UPDATE: – A comment on this post said the blade shown above came from a display nearby, not from a working turbine. On initial investigation, the only display blade found was in Weatherford, Oklahoma some 30 to 40 miles from the daycare center above, however, a news story yesterday says the blade was from a training program in fiberglass repair at the Canadian Valley Technology Center, so the commenter was correct. This blade was at the school.
Well, just a few weeks earlier, in mid May, a Siemens model B53 wind turbine blade came off at the Ocotillo wind turbine farm east of San Diego. The blade was 173 feet long and it didn’t happen during a storm, it just came off during the night. This is a new installation, just 6 months from brand new, not an old worn out turbine.
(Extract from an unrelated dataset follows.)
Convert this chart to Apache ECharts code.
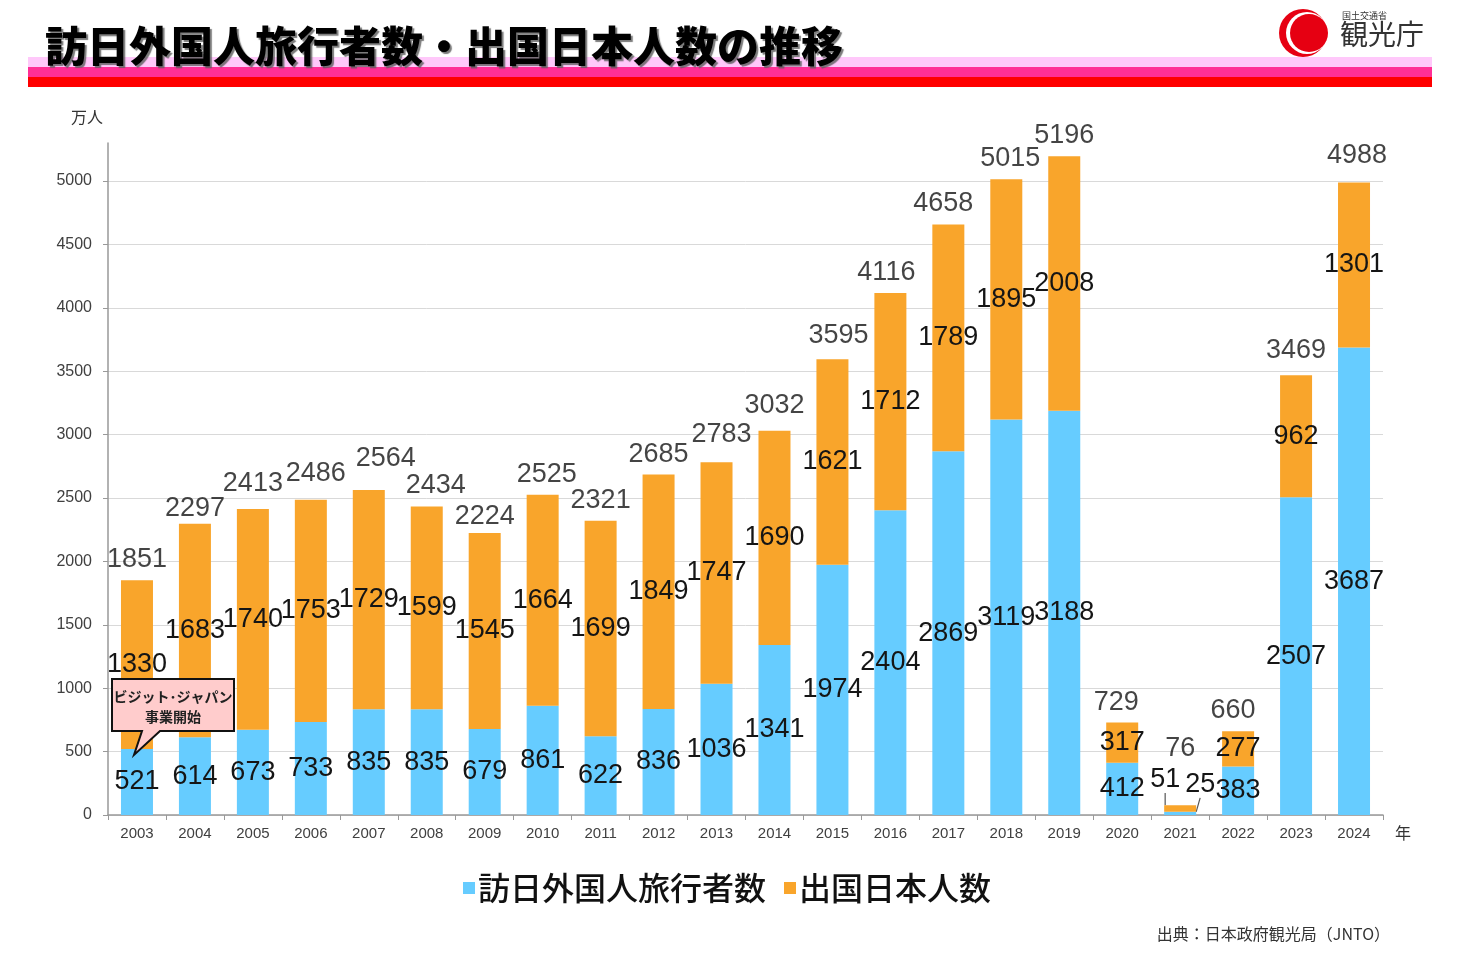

Winds at the time were between 9 and 19 mph with gusts of 29 mph, something you would get on a regular basis wherever wind turbines are installed and certainly something we would expect to see here in North East.
Then, just one month earlier, on April 5th, the same model B53 blade came off a turbine at MidAmerican Energy’s Eclipse wind farm in Iowa.
Siemens has curtailed operations at all wind farms worldwide using this model blade because this doesn’t, … isn’t supposed to, … rarely, …shouldn’t ever happen. Except it does.
Anywhere in North East is too close
As supervisors consider wind turbine setback requirements for the ordinance now under review, and when they hear from the wind developer that you can ignore the manufacturer’s own recommended safety guidelines, because, … well because they said so, these “never supposed to happen” events provide some food for thought.